Statement Purpose Key Safety Concern
INSERT Add new rows Constraint violations, log volume for bulk inserts
UPDATE Modify existing rows Missing WHERE clause, lock escalation for mass updates
DELETE Remove rows Missing WHERE clause, cascading deletes via foreign keys
MERGE Upsert (insert or update) ON clause must use indexed columns, atomicity of match logic
TRUNCATE Remove all rows (fast) Cannot be filtered (no WHERE), does not fire triggers
COMMIT Make changes permanent Point of no return -- verify before executing
ROLLBACK Undo uncommitted changes Only works for uncommitted changes
SAVEPOINT Create intermediate recovery point Released on COMMIT; roll back to savepoint preserves earlier work

Platform Differences to Remember

Feature DB2 for z/OS DB2 for LUW
UPDATE with FROM/JOIN clause Not supported (use correlated subquery or MERGE) Supported
DDL implicit commit No (DDL is part of the UOW, can be rolled back) Yes (DDL triggers implicit commit)
TRUNCATE TABLE DB2 12+ (function level 501) Supported since 9.7
NOT LOGGED INITIALLY Not available (use LOAD with LOG NO) Supported
Autocommit default No autocommit concept; programs use explicit COMMIT CLP defaults to autocommit ON
MERGE with DELETE DB2 11+ DB2 9.7+

Patterns Worth Memorizing

The Safe UPDATE Pattern

-- 1. Test with SELECT
SELECT * FROM target_table WHERE <conditions>;
-- 2. Verify row count and rows
-- 3. Execute UPDATE within a transaction
UPDATE target_table SET <columns> WHERE <conditions>;
-- 4. Verify row count again
-- 5. COMMIT only after verification
COMMIT;

The Batch Processing Pattern

-- Process in batches with checkpoint
WHILE more_rows DO
    -- Modify batch_size rows
    UPDATE/INSERT/DELETE ... WHERE key > last_processed
        FETCH FIRST batch_size ROWS ONLY;
    -- Update checkpoint
    UPDATE batch_control SET last_key = current_key;
    COMMIT;  -- Release locks, persist progress
END WHILE;

The MERGE Upsert Pattern

MERGE INTO target USING source
ON target.key = source.key
WHEN MATCHED THEN UPDATE SET <columns>
WHEN NOT MATCHED THEN INSERT <columns>;

The SELECT FROM INSERT Pattern

SELECT generated_key FROM FINAL TABLE (
    INSERT INTO table (columns) VALUES (values)
);

Common Mistakes to Avoid

  1. Forgetting WHERE on UPDATE/DELETE. This is the most common and most damaging DML mistake.

  2. Running DML with autocommit ON in interactive sessions.

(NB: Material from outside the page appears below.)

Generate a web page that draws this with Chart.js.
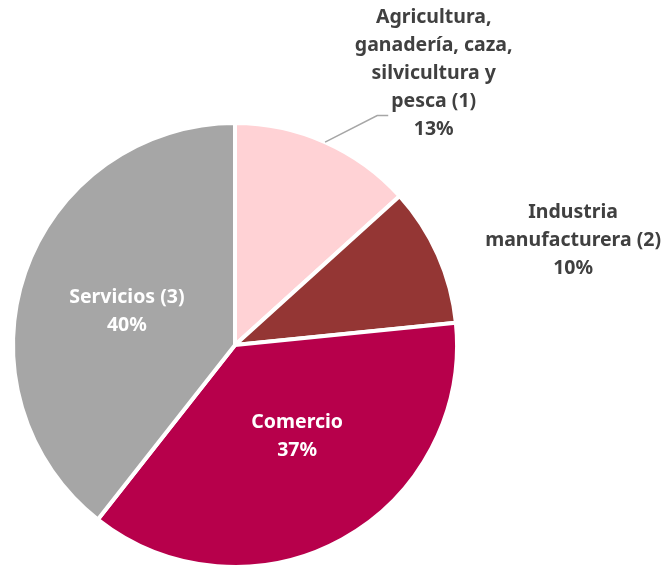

One mistake becomes permanent instantly.

  3. Processing millions of rows without committing. Causes log-full conditions and lock escalation.

  4. Using NOT IN with subqueries that might return NULL. Use NOT EXISTS instead (Chapter 8 review).

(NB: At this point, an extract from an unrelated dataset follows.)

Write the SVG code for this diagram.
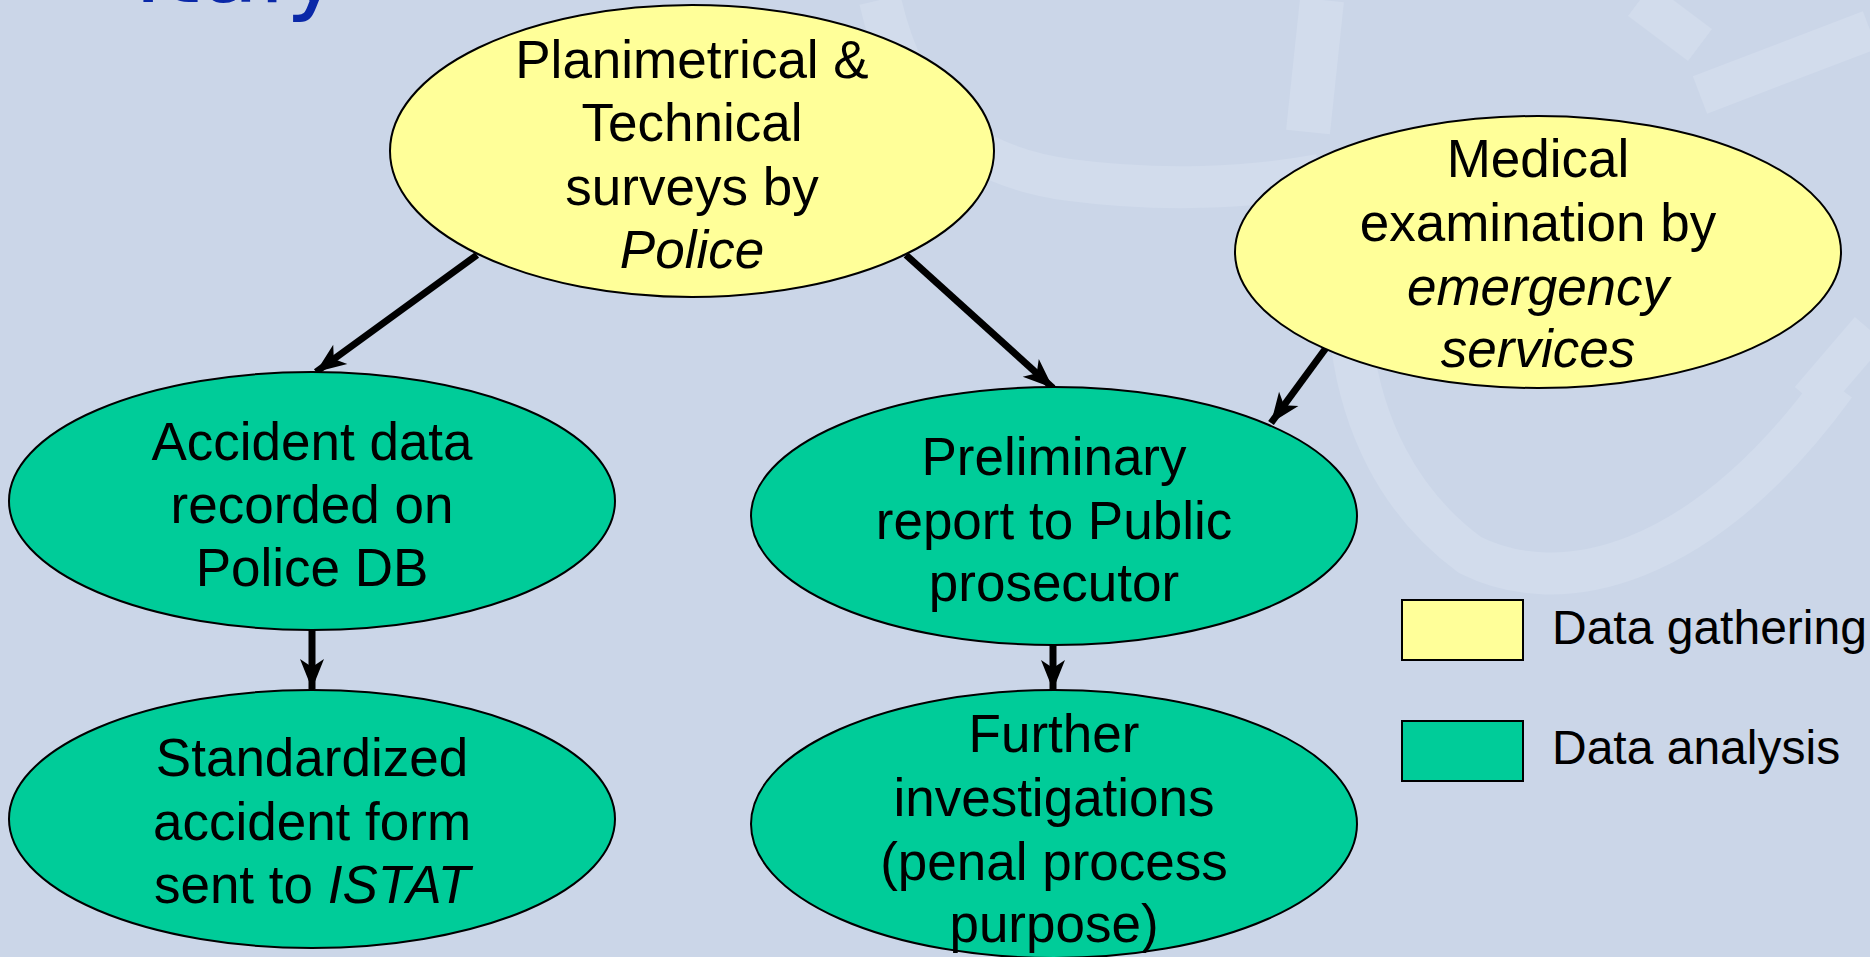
<svg xmlns="http://www.w3.org/2000/svg" width="1870" height="957" viewBox="0 0 1870 957">
<defs>
<style>
.bg{fill:#cbd6e8}
.wm{fill:none;stroke:#d2dcec;stroke-linecap:butt}
.gather{fill:#ffff99;stroke:#000;stroke-width:2}
.analysis{fill:#00cc99;stroke:#000;stroke-width:2}
.lbl{font-family:"Liberation Sans",Arial,sans-serif;font-size:53px;fill:#000;text-anchor:middle}
.it{font-style:italic}
.leg{font-family:"Liberation Sans",Arial,sans-serif;font-size:48px;fill:#000}
.conn{stroke:#000;stroke-width:7;fill:none}
.title{font-family:"DejaVu Sans",Verdana,sans-serif;font-size:96px;fill:#0a28a8}
</style>
<marker id="ah" viewBox="-32 -14 34 28" refX="0" refY="0" markerWidth="34" markerHeight="28" markerUnits="userSpaceOnUse" orient="auto">
<path d="M0,0 L-30,-12 L-22,0 L-30,12 Z" fill="#000"/>
</marker>
</defs>
<rect class="bg" x="0" y="0" width="1870" height="957"/>
<g id="watermark">
<path class="wm" d="M880,0 C905,110 960,165 1070,180 C1160,192 1250,188 1320,175" stroke-width="42"/>
<path class="wm" d="M1322,0 L1308,132" stroke-width="44"/>
<path class="wm" d="M1640,0 L1700,45" stroke-width="40"/>
<path class="wm" d="M1700,95 L1870,30" stroke-width="40"/>
<path class="wm" d="M1352,345 C1362,420 1395,500 1470,555 C1560,600 1700,570 1835,385" stroke-width="42"/>
<path class="wm" d="M1870,330 L1810,400" stroke-width="40"/>
</g>
<text class="title" x="134" y="2">Italy</text>
<g id="connectors">
<line class="conn" x1="477" y1="255" x2="316" y2="372" marker-end="url(#ah)"/>
<line class="conn" x1="906" y1="255" x2="1053" y2="388" marker-end="url(#ah)"/>
<line class="conn" x1="1326" y1="348" x2="1271" y2="423" marker-end="url(#ah)"/>
<line class="conn" x1="312" y1="630" x2="312" y2="689" marker-end="url(#ah)"/>
<line class="conn" x1="1053" y1="645" x2="1053" y2="690" marker-end="url(#ah)"/>
</g>
<g id="node-surveys">
<ellipse class="gather" cx="692" cy="151" rx="302" ry="146"/>
<text class="lbl" x="692" y="78">Planimetrical &amp;</text>
<text class="lbl" x="692" y="141">Technical</text>
<text class="lbl" x="692" y="205">surveys by</text>
<text class="lbl it" x="692" y="268">Police</text>
</g>
<g id="node-medical">
<ellipse class="gather" cx="1538" cy="252" rx="303" ry="136"/>
<text class="lbl" x="1538" y="177">Medical</text>
<text class="lbl" x="1538" y="241">examination by</text>
<text class="lbl it" x="1538" y="305">emergency</text>
<text class="lbl it" x="1538" y="367">services</text>
</g>
<g id="node-accident">
<ellipse class="analysis" cx="312" cy="501" rx="303" ry="129"/>
<text class="lbl" x="312" y="460">Accident data</text>
<text class="lbl" x="312" y="523">recorded on</text>
<text class="lbl" x="312" y="586">Police DB</text>
</g>
<g id="node-preliminary">
<ellipse class="analysis" cx="1054" cy="516" rx="303" ry="129"/>
<text class="lbl" x="1054" y="475">Preliminary</text>
<text class="lbl" x="1054" y="539">report to Public</text>
<text class="lbl" x="1054" y="601">prosecutor</text>
</g>
<g id="node-standardized">
<ellipse class="analysis" cx="312" cy="819" rx="303" ry="129"/>
<text class="lbl" x="312" y="776">Standardized</text>
<text class="lbl" x="312" y="840">accident form</text>
<text class="lbl" x="312" y="903">sent to <tspan class="it">ISTAT</tspan></text>
</g>
<g id="node-further">
<ellipse class="analysis" cx="1054" cy="824" rx="303" ry="134"/>
<text class="lbl" x="1054" y="752">Further</text>
<text class="lbl" x="1054" y="816">investigations</text>
<text class="lbl" x="1054" y="880">(penal process</text>
<text class="lbl" x="1054" y="942">purpose)</text>
</g>
<g id="legend">
<rect class="gather" x="1402" y="600" width="121" height="60"/>
<text class="leg" x="1552" y="644">Data gathering</text>
<rect class="analysis" x="1402" y="721" width="121" height="60"/>
<text class="leg" x="1552" y="764">Data analysis</text>
</g>
</svg>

  5. Assuming sequence values are gapless. They are not. Design accordingly.

  6. Using DELETE instead of TRUNCATE for clearing large tables. DELETE logs every row; TRUNCATE does not.

  7. Ignoring cascading delete rules. A single DELETE on a parent table can remove thousands of dependent rows silently.

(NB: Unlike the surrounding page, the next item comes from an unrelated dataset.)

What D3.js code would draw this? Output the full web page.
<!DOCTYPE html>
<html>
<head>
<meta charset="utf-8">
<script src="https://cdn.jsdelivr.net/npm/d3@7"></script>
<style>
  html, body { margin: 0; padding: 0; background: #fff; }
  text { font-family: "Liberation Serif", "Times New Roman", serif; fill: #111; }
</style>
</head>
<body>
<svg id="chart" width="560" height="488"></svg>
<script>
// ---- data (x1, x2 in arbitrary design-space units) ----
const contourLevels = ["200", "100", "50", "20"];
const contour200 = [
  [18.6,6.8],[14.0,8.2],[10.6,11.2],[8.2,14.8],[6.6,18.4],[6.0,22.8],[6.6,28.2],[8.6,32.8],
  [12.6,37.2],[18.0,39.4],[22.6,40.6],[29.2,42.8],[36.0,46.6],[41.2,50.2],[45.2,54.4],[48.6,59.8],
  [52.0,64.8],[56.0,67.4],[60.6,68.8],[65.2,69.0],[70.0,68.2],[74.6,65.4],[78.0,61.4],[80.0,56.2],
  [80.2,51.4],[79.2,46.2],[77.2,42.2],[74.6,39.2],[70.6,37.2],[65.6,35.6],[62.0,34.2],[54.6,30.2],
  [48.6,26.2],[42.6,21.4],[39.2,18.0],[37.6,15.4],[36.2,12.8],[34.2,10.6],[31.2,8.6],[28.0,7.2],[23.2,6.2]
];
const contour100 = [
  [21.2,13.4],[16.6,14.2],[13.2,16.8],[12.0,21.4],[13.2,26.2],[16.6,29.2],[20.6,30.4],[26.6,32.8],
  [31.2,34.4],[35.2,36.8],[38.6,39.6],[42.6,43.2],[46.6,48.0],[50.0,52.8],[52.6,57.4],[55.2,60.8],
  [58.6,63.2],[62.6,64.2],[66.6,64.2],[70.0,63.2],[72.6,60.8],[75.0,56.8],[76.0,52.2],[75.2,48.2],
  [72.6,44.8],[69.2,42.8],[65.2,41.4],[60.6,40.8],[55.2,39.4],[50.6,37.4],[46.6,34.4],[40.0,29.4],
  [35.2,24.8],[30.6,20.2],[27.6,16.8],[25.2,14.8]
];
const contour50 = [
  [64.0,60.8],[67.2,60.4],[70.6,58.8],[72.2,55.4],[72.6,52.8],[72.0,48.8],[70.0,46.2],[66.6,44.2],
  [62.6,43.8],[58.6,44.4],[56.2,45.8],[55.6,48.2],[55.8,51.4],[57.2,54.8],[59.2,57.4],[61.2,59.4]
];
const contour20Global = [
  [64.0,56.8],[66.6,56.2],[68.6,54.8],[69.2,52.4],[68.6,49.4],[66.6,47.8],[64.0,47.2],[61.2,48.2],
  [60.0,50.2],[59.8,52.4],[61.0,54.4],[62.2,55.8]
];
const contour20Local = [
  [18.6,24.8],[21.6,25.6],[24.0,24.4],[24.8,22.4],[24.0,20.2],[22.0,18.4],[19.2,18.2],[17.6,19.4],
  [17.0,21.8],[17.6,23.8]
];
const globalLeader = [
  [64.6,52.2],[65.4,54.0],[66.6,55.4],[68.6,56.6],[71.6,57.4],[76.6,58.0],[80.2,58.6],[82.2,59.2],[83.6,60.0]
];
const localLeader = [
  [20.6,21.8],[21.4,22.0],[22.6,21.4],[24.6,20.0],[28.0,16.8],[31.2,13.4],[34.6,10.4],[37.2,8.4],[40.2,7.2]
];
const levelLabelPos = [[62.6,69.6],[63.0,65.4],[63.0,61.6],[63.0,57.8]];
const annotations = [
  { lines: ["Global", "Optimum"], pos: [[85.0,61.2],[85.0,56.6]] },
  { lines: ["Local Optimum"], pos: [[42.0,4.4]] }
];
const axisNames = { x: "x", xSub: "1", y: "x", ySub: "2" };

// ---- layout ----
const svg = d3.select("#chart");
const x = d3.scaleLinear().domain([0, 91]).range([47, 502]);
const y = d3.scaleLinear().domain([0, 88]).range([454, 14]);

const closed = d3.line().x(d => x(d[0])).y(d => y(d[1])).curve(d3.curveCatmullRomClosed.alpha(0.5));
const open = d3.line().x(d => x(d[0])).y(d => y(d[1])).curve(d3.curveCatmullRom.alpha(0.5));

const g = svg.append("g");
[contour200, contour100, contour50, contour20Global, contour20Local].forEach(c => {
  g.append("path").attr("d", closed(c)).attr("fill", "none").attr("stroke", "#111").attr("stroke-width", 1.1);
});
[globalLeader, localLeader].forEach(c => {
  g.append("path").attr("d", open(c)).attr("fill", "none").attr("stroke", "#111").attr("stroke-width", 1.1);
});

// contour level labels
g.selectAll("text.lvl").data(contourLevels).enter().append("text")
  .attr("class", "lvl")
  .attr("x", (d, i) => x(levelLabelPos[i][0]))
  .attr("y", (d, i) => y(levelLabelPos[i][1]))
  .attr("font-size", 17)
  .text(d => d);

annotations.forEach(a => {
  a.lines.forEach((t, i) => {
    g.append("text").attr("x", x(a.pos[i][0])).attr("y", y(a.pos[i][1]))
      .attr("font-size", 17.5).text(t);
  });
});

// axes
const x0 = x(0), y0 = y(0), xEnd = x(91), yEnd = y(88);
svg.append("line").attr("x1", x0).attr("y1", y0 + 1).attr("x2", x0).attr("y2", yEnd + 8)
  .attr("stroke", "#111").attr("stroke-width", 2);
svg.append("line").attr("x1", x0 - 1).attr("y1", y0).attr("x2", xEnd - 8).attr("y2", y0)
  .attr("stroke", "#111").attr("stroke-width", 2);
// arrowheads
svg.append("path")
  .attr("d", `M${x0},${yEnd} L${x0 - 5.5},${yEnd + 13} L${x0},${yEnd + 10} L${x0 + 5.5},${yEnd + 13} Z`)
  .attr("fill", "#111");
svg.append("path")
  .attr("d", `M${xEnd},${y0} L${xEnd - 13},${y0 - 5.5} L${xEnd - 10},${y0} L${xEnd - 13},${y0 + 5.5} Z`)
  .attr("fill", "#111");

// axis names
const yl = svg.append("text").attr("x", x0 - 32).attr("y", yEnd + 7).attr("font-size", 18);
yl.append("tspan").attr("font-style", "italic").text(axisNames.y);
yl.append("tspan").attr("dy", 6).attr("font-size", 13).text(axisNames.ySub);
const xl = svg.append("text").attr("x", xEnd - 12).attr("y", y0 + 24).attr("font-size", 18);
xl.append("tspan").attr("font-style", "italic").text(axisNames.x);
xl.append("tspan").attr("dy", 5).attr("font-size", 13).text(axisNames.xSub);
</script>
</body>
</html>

  8. Writing MERGE without indexes on the ON clause columns. Results in catastrophic performance for large datasets.


Connections to Other Chapters

  • Chapter 2 (Relational Model): Foreign key constraints (ON DELETE CASCADE/RESTRICT) directly affect DELETE behavior.
  • Chapter 5 (SQL Fundamentals): WHERE clause syntax is identical in SELECT, UPDATE, and DELETE.
  • Chapter 8 (Subqueries/CTEs): Correlated subqueries power UPDATE SET clauses and DELETE WHERE clauses.
  • Chapter 12 (Stored Procedures): Batch processing with COMMIT frequency is typically implemented in stored procedures.
  • Chapter 17 (Utilities): LOAD utility is the high-performance alternative to INSERT for bulk data.
  • Chapter 18 (Backup/Recovery): Transaction logging is the foundation of DB2's recovery capability.
  • Chapter 26 (Locking/Concurrency): Lock escalation, isolation levels, and commit strategy are deeply connected to DML performance.

What to Study Next

Chapter 10 introduces advanced SQL: window functions, OLAP operations, temporal tables, and recursive queries. These analytical tools operate on the data you now know how to create and modify. The combination of data modification (this chapter) and analytical queries (next chapter) covers the full lifecycle of data in a DB2 system.